Kyrgyzstan, June 2016: The third general meeting consisted of learning from and with practices in the Kyrgyzstani art scene while beginning to address and implement the conceptual and organizational concepts presented in the first version of this document. During this meeting, some of the originally defined terms and mechanisms were changed and some were eliminated. The work of consolidating AC based on theory and practice had began.[7]
This document is designed to be an open document that proposes a model for translocal collaboration among socially involved art organisations. In this way, the plan outlined here should not be viewed as definitive, but as a structure in the making.

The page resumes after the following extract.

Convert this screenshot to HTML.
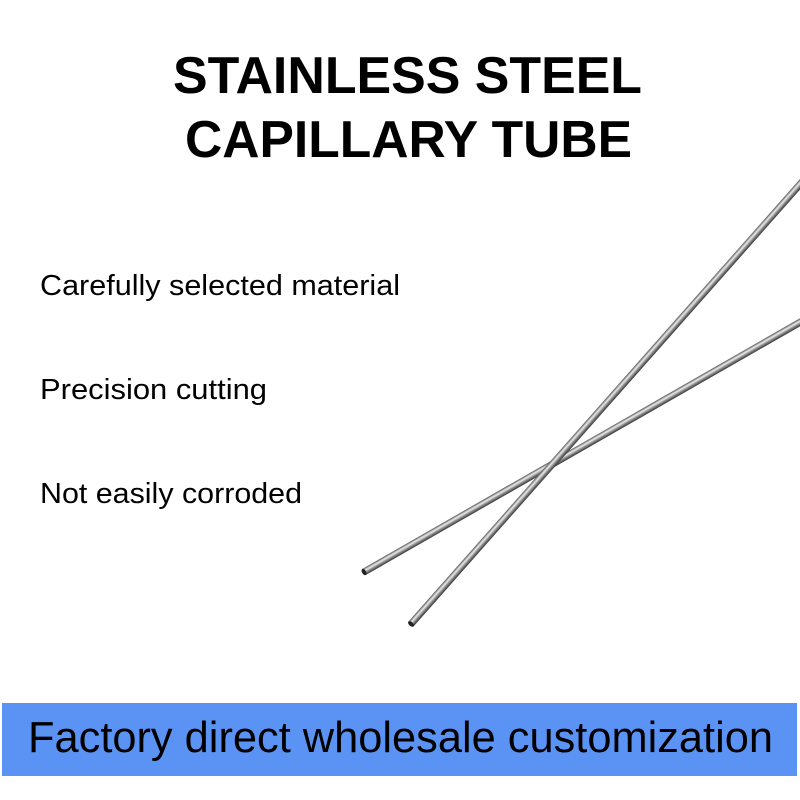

It should work as a place where collective knowledge is formed and supports the commons, not as another regulation or constraint. This reflects the core of the plan: to imagine and practice sustainability, as well as processes that value unlearning, studying, sharing and tooling together, as opposed to individual and competitive production and possession.
This process requires a constant subversion of the existing language we use and the creation of new languages and/or concepts. If anything, it is not for immediate understanding but, should be considered as an open invitation for collective study, collective invention, and rewriting.
This document provides the conceptual base as well as the practical mechanisms that have been defined collectively by the AC organizations up to this point in time.